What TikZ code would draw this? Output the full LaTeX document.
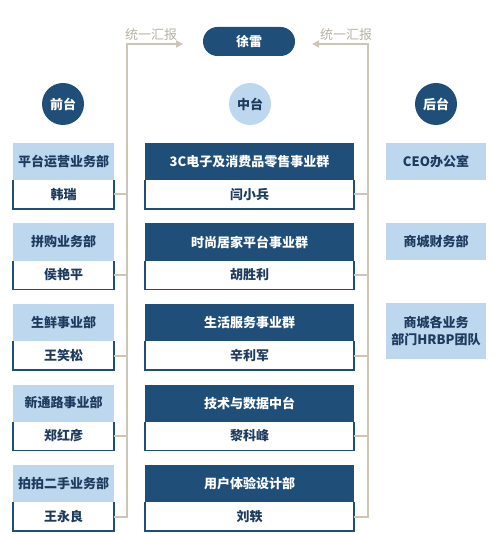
\documentclass[tikz,border=0pt]{standalone}
\usepackage{fontspec}
\setmainfont{Noto Sans CJK SC}
\usetikzlibrary{positioning, arrows.meta}
\definecolor{navy}{HTML}{1F4E79}
\definecolor{pale}{HTML}{BDD7EE}
\definecolor{ink}{HTML}{1D3B5E}
\definecolor{rail}{HTML}{CBC6B6}

\begin{document}
\begin{tikzpicture}[x=1pt, y=-1pt,
    font=\fontsize{13}{17}\selectfont\bfseries,
    every node/.style={outer sep=0pt, inner sep=0pt},
    lhead/.style={rectangle, fill=pale, text=ink, minimum width=101pt, minimum height=37pt},
    mhead/.style={rectangle, fill=navy, text=white, minimum width=209pt, minimum height=37pt},
    lname/.style={rectangle, fill=white, text=ink, minimum width=101pt, minimum height=29pt},
    mname/.style={rectangle, fill=white, text=ink, minimum width=209pt, minimum height=29pt},
    rbox/.style={rectangle, fill=pale, text=ink, minimum width=100pt, minimum height=37pt, align=center},
    tier/.style={circle, minimum size=42pt},
    frame/.style={navy, line width=1.5pt},
    link/.style={rail, line width=2pt},
    tag/.style={text=rail!90!black, font=\fontsize{13}{15}\selectfont}]
    \useasboundingbox (0,0) rectangle (500,534);
    \def\pitch{80.5}
    \def\ytop{143}

    \node[rectangle, rounded corners=14.5pt, fill=navy, text=white, minimum width=92pt, minimum height=29pt] (xu) at (249,41.5) {徐雷};

    \node[tier, fill=navy, text=white] (front) at (63,104) {前台};
    \node[tier, fill=pale, text=ink] (middle) at (250,104) {中台};
    \node[tier, fill=navy, text=white] (back) at (436,104) {后台};

    % front desk units
    \foreach \dept/\boss [count=\i] in {平台运营业务部/韩瑞, 拼购业务部/侯艳平, 生鲜事业部/王笑松, 新通路事业部/郑红彦, 拍拍二手业务部/王永良} {
        \pgfmathsetmacro\y{\ytop + (\i-1)*\pitch + 18.5}
        \node[lhead] (lh\i) at (63.5,\y) {\dept};
        \node[lname, below=0pt of lh\i] (ln\i) {\boss};
        \draw[frame] (ln\i.north west) -- (ln\i.south west) -- (ln\i.south east) -- (ln\i.north east);
    }

    % middle platform units
    \foreach \dept/\boss [count=\i] in {3C电子及消费品零售事业群/闫小兵, 时尚居家平台事业群/胡胜利, 生活服务事业群/辛利军, 技术与数据中台/黎科峰, 用户体验设计部/刘轶} {
        \pgfmathsetmacro\y{\ytop + (\i-1)*\pitch + 18.5}
        \node[mhead] (mh\i) at (249.5,\y) {\dept};
        \node[mname, below=0pt of mh\i] (mn\i) {\boss};
        \draw[frame] (mn\i.north west) -- (mn\i.south west) -- (mn\i.south east) -- (mn\i.north east);
    }

    % back office
    \node[rbox] (r1) at (436,162) {CEO办公室};
    \node[rbox] (r2) at (436,241.5) {商城财务部};
    \node[rbox, minimum height=56pt] (r3) at (436,331) {商城各业务\\部门HRBP团队};

    % reporting rails
    \coordinate (ltop) at (127,44);
    \coordinate (rtop) at (368,44);
    \draw[link, -{Triangle[length=7pt, width=7pt]}, shorten >=20pt] (ln5.east) -| (ltop) -- (ltop -| xu.west);
    \draw[link, -{Triangle[length=7pt, width=7pt]}, shorten >=17pt] (mn5.east) -| (rtop) -- (rtop -| xu.east);
    \foreach \i in {1,...,4} {
        \draw[link] (ln\i.east) -- (ln\i.east -| ltop);
        \draw[link] (mn\i.east) -- (mn\i.east -| rtop);
    }
    \node[tag, above right=3pt and -2pt of ltop] (ltag) {统一汇报};
    \node[tag, above left=3pt and -4pt of rtop] (rtag) {统一汇报};
\end{tikzpicture}
\end{document}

**Your objective**:
Write out each line of the data exactly; the images should be left out.

**Solution below**:
What TikZ code would draw this? Output the full LaTeX document.
\documentclass[tikz,border=0pt]{standalone}
\usepackage{fontspec}
\setmainfont{Noto Sans CJK SC}
\usetikzlibrary{positioning, arrows.meta}
\definecolor{navy}{HTML}{1F4E79}
\definecolor{pale}{HTML}{BDD7EE}
\definecolor{ink}{HTML}{1D3B5E}
\definecolor{rail}{HTML}{CBC6B6}

\begin{document}
\begin{tikzpicture}[x=1pt, y=-1pt,
    font=\fontsize{13}{17}\selectfont\bfseries,
    every node/.style={outer sep=0pt, inner sep=0pt},
    lhead/.style={rectangle, fill=pale, text=ink, minimum width=101pt, minimum height=37pt},
    mhead/.style={rectangle, fill=navy, text=white, minimum width=209pt, minimum height=37pt},
    lname/.style={rectangle, fill=white, text=ink, minimum width=101pt, minimum height=29pt},
    mname/.style={rectangle, fill=white, text=ink, minimum width=209pt, minimum height=29pt},
    rbox/.style={rectangle, fill=pale, text=ink, minimum width=100pt, minimum height=37pt, align=center},
    tier/.style={circle, minimum size=42pt},
    frame/.style={navy, line width=1.5pt},
    link/.style={rail, line width=2pt},
    tag/.style={text=rail!90!black, font=\fontsize{13}{15}\selectfont}]
    \useasboundingbox (0,0) rectangle (500,534);
    \def\pitch{80.5}
    \def\ytop{143}

    \node[rectangle, rounded corners=14.5pt, fill=navy, text=white, minimum width=92pt, minimum height=29pt] (xu) at (249,41.5) {徐雷};

    \node[tier, fill=navy, text=white] (front) at (63,104) {前台};
    \node[tier, fill=pale, text=ink] (middle) at (250,104) {中台};
    \node[tier, fill=navy, text=white] (back) at (436,104) {后台};

    % front desk units
    \foreach \dept/\boss [count=\i] in {平台运营业务部/韩瑞, 拼购业务部/侯艳平, 生鲜事业部/王笑松, 新通路事业部/郑红彦, 拍拍二手业务部/王永良} {
        \pgfmathsetmacro\y{\ytop + (\i-1)*\pitch + 18.5}
        \node[lhead] (lh\i) at (63.5,\y) {\dept};
        \node[lname, below=0pt of lh\i] (ln\i) {\boss};
        \draw[frame] (ln\i.north west) -- (ln\i.south west) -- (ln\i.south east) -- (ln\i.north east);
    }

    % middle platform units
    \foreach \dept/\boss [count=\i] in {3C电子及消费品零售事业群/闫小兵, 时尚居家平台事业群/胡胜利, 生活服务事业群/辛利军, 技术与数据中台/黎科峰, 用户体验设计部/刘轶} {
        \pgfmathsetmacro\y{\ytop + (\i-1)*\pitch + 18.5}
        \node[mhead] (mh\i) at (249.5,\y) {\dept};
        \node[mname, below=0pt of mh\i] (mn\i) {\boss};
        \draw[frame] (mn\i.north west) -- (mn\i.south west) -- (mn\i.south east) -- (mn\i.north east);
    }

    % back office
    \node[rbox] (r1) at (436,162) {CEO办公室};
    \node[rbox] (r2) at (436,241.5) {商城财务部};
    \node[rbox, minimum height=56pt] (r3) at (436,331) {商城各业务\\部门HRBP团队};

    % reporting rails
    \coordinate (ltop) at (127,44);
    \coordinate (rtop) at (368,44);
    \draw[link, -{Triangle[length=7pt, width=7pt]}, shorten >=20pt] (ln5.east) -| (ltop) -- (ltop -| xu.west);
    \draw[link, -{Triangle[length=7pt, width=7pt]}, shorten >=17pt] (mn5.east) -| (rtop) -- (rtop -| xu.east);
    \foreach \i in {1,...,4} {
        \draw[link] (ln\i.east) -- (ln\i.east -| ltop);
        \draw[link] (mn\i.east) -- (mn\i.east -| rtop);
    }
    \node[tag, above right=3pt and -2pt of ltop] (ltag) {统一汇报};
    \node[tag, above left=3pt and -4pt of rtop] (rtag) {统一汇报};
\end{tikzpicture}
\end{document}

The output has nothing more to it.